The lesson is blunt. Labor continuity is a revenue system, not a people-team problem you deal with when it flares up. The hotels that sail through a staffing crisis treated it as infrastructure long before the crisis. The ones that get buried treated it as something to negotiate hard on right up until it exploded in their busiest month.
And on the wage math specifically: a dollar-an-hour standoff that triggers a strike during a sold-out month is not a saving. Do the arithmetic on a single night of 100-plus rooms not getting turned properly, the cancellations that follow, and the review damage that lingers into your shoulder season. The "expensive" settlement is almost always cheaper than the cheap one.
What the operators who win this already did
None of the following works as a morning scramble once a picket sign goes up. It only works if it's built before the dispute goes public.

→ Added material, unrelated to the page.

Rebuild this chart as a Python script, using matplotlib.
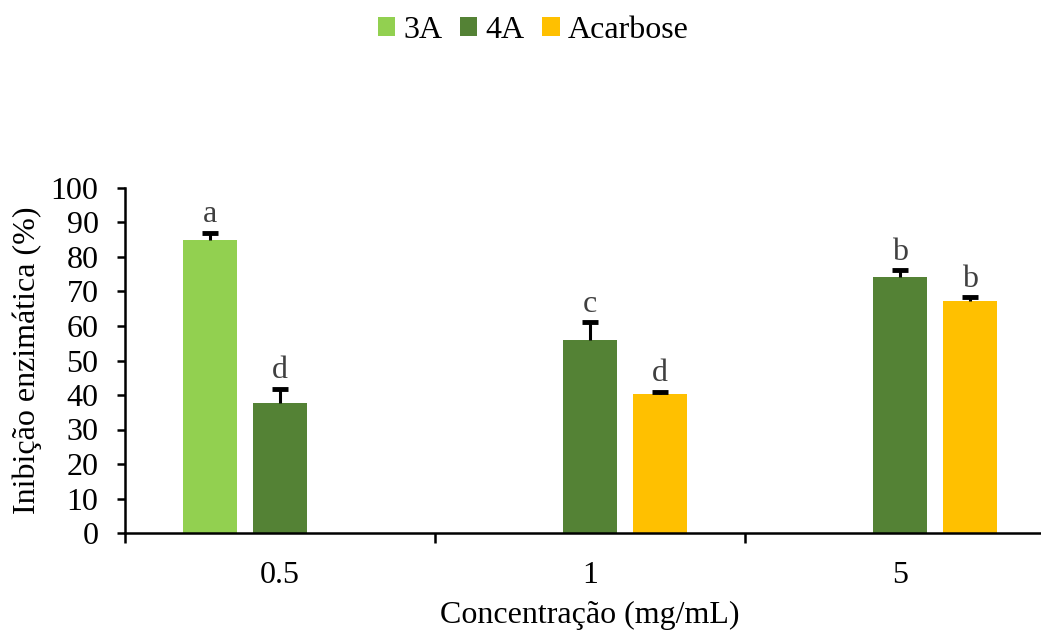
import numpy as np
import matplotlib
matplotlib.use("Agg")
import matplotlib.pyplot as plt

plt.rcParams['font.family'] = ['Liberation Serif', 'DejaVu Serif']

categories = ["0.5", "1", "5"]
series_names = ["3A", "4A", "Acarbose"]
values_3A = [85.0, np.nan, np.nan]
values_4A = [37.6, 55.9, 74.1]
values_acarbose = [np.nan, 40.2, 67.2]
err_3A = [2.0, np.nan, np.nan]
err_4A = [4.2, 5.2, 2.0]
err_acarbose = [np.nan, 0.8, 1.2]
letters_3A = ["a", "", ""]
letters_4A = ["d", "c", "b"]
letters_acarbose = ["", "d", "b"]
colors = ["#92D050", "#548235", "#FFC000"]

FS = 23

fig = plt.figure(figsize=(10.41, 6.30), dpi=100)
ax = fig.add_axes([125/1041, 97/630, 930/1041, 345/630])

x = np.arange(len(categories))
width = 0.177
offsets = [-0.226, 0.0, 0.226]
all_vals = [values_3A, values_4A, values_acarbose]
all_errs = [err_3A, err_4A, err_acarbose]
all_letters = [letters_3A, letters_4A, letters_acarbose]

for i, (vals, errs, lets) in enumerate(zip(all_vals, all_errs, all_letters)):
    xs = x + offsets[i]
    v = np.array(vals, dtype=float)
    e = np.array(errs, dtype=float)
    ax.bar(xs, v, width, color=colors[i], label=series_names[i], zorder=2)
    _, caps, _ = ax.errorbar(xs, v, yerr=[np.zeros_like(e), e], fmt='none', ecolor='black',
                             elinewidth=2.2, capsize=6, capthick=3.5, zorder=3)
    if len(caps) == 2:
        caps[0].set_visible(False)
    for xi, vi, ei, li in zip(xs, v, e, lets):
        if li and not np.isnan(vi):
            ax.text(xi, vi + ei + 3.0, li, ha='center', va='baseline',
                    fontsize=FS, color='#404040')

ax.set_xlim(-0.5, 2.5)
ax.set_ylim(0, 100)
ax.set_yticks(np.arange(0, 101, 10))
ax.tick_params(axis='y', direction='out', length=6, width=1.8, labelsize=FS, pad=13)

ax.set_xticks([-0.5, 0.5, 1.5])
ax.set_xticklabels([])
ax.tick_params(axis='x', which='major', direction='out', length=7, width=1.8)
ax.set_xticks(x, minor=True)
ax.set_xticklabels(categories, minor=True)
ax.tick_params(axis='x', which='minor', length=0, labelsize=FS, pad=20)

for s in ['top', 'right']:
    ax.spines[s].set_visible(False)
for s in ['left', 'bottom']:
    ax.spines[s].set_linewidth(1.8)

ax.set_ylabel("Inibição enzimática (%)", fontsize=FS, labelpad=6)
ax.set_xlabel("Concentração (mg/mL)", fontsize=FS, labelpad=8)

fig.legend(loc='upper center', bbox_to_anchor=(0.512, 1.0), ncol=3, frameon=False,
           fontsize=FS, handlelength=0.55, handleheight=0.55, handletextpad=0.25,
           columnspacing=0.55, borderaxespad=0.1)

fig.savefig("out.png", dpi=100)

Settle the small fights before peak. If a contract expires in May and your high season starts in June, you do not have until August to posture. The cost of a percentage point on wages is trivial next to the cost of a strike across your best four weeks. Know which battles are worth the calendar risk and which are just ego.
Build a real continuity bench, not a paper one. That means cross-trained staff who can actually turn a room and run a desk, an agency relationship that's warm before you need it, and a written sequence for who covers what at 90% versus 100% occupancy. A bench you've never tested is a list, not a plan.

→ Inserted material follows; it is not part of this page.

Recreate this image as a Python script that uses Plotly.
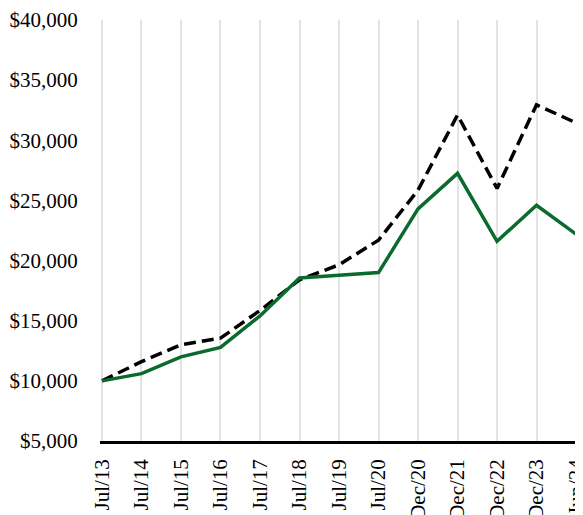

Protect the guest path first. If disruption hits, your priority order is rooms turned, arrivals checked in, and check-outs handled, in that order, because that's the order that keeps guests off their cancellation button. Decide in advance which services you pause (the breakfast spread, the evening reception) so housekeeping and the desk stay covered.
Get ahead of the story. A picket line is going to be photographed. Have a short, calm line ready for guests and press, brief the desk so nobody improvises, and make sure your team knows the difference between a labor dispute and a service failure. Guests forgive a lot when they're told what's happening and treated like adults.
The Seattle hotel still has a narrow window to settle before a strike call turns a sold-out month into a cautionary tale. Most operators reading this have a wider one. Use it. Look at your own peak calendar, find the dispute or the staffing hole you've been hoping resolves itself, and close it now, while you still have the time the Embassy Suites just gave away.